# Objective
Copy each line below that includes "this".

# Excerpted records

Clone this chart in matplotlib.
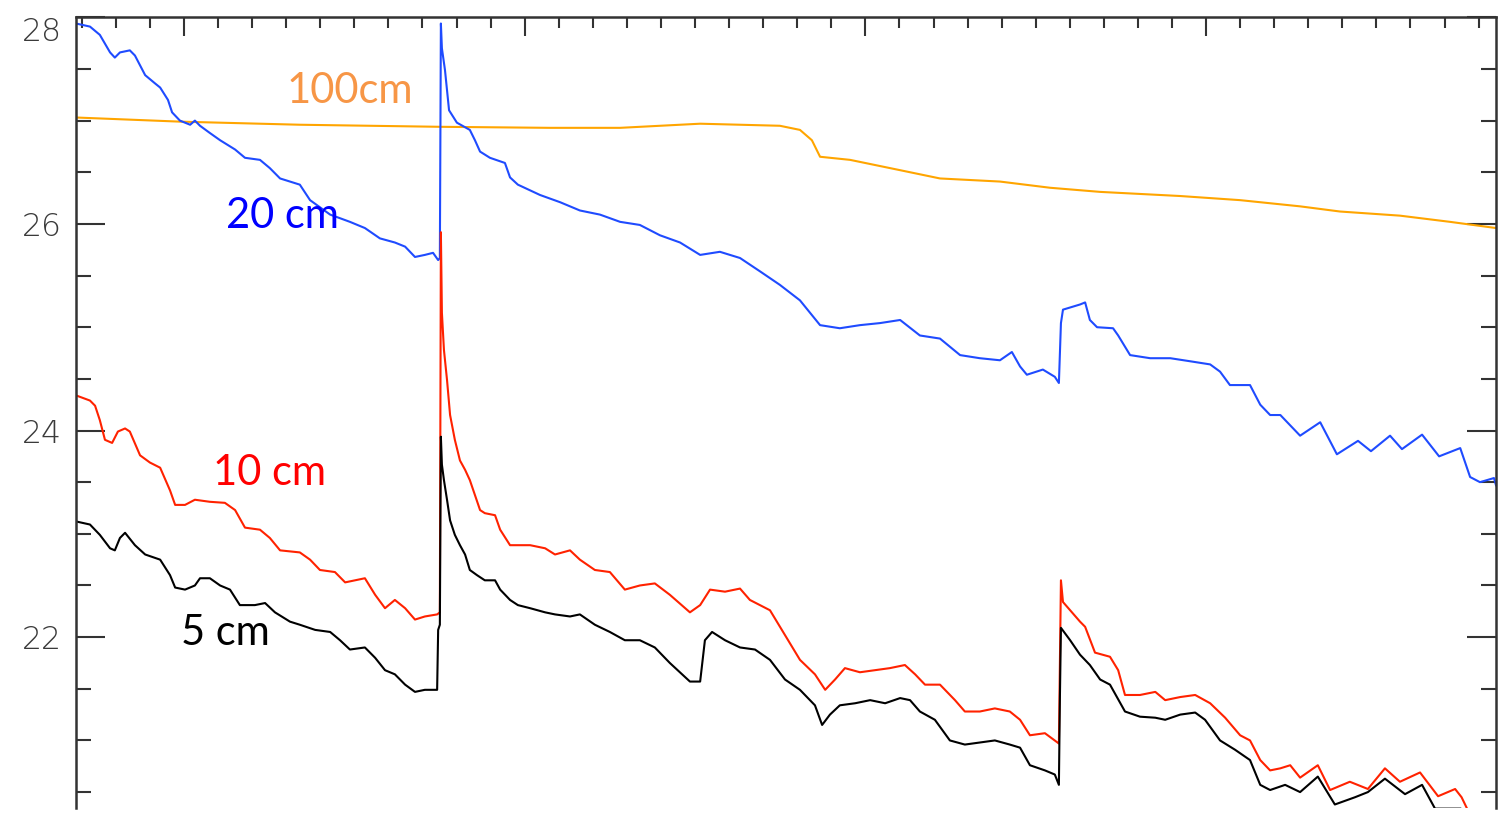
---
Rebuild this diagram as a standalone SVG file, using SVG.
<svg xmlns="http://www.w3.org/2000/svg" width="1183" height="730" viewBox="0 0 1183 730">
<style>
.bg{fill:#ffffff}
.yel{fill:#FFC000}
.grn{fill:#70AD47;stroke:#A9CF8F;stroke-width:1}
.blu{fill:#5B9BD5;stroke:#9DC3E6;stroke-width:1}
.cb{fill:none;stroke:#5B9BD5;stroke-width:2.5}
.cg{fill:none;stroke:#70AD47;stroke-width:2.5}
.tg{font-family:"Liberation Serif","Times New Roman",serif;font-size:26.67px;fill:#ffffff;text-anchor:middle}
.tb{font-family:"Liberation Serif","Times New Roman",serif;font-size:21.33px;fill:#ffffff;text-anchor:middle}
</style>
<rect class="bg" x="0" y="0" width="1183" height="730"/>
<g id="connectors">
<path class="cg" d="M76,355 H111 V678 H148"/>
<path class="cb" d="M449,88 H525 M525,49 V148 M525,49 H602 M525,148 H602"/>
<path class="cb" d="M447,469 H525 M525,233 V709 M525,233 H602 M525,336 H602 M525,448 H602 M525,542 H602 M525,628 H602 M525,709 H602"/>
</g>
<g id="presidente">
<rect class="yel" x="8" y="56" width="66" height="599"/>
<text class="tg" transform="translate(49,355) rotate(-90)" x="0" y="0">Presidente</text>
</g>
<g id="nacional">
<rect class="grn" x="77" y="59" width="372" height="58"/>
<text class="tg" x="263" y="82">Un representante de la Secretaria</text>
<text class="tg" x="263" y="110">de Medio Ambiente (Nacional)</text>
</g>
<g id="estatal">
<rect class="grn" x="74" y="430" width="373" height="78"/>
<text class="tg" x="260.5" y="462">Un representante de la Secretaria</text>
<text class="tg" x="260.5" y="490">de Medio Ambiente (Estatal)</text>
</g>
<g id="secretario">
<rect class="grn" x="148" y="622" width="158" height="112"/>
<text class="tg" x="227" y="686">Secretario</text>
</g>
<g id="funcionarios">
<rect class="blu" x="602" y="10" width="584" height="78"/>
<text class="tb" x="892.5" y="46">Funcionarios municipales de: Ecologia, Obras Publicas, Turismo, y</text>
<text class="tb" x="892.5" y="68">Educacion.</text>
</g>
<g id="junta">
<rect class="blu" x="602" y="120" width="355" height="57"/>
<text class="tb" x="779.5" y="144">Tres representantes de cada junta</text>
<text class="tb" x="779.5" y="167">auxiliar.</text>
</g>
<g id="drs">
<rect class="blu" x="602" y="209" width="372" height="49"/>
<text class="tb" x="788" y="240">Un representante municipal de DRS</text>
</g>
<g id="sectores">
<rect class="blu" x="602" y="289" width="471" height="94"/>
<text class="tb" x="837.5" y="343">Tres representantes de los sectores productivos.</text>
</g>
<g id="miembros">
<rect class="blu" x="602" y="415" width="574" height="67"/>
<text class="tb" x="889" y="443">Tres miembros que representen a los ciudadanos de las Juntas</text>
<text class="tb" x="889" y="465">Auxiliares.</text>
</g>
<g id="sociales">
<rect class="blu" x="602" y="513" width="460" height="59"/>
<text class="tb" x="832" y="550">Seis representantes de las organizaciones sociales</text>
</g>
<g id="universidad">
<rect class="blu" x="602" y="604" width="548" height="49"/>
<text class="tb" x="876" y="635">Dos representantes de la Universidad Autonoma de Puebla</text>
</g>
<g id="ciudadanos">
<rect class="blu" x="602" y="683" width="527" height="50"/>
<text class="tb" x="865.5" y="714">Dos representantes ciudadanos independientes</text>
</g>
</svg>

# Expected answer
Clone this chart in matplotlib.
Rebuild this diagram as a standalone SVG file, using SVG.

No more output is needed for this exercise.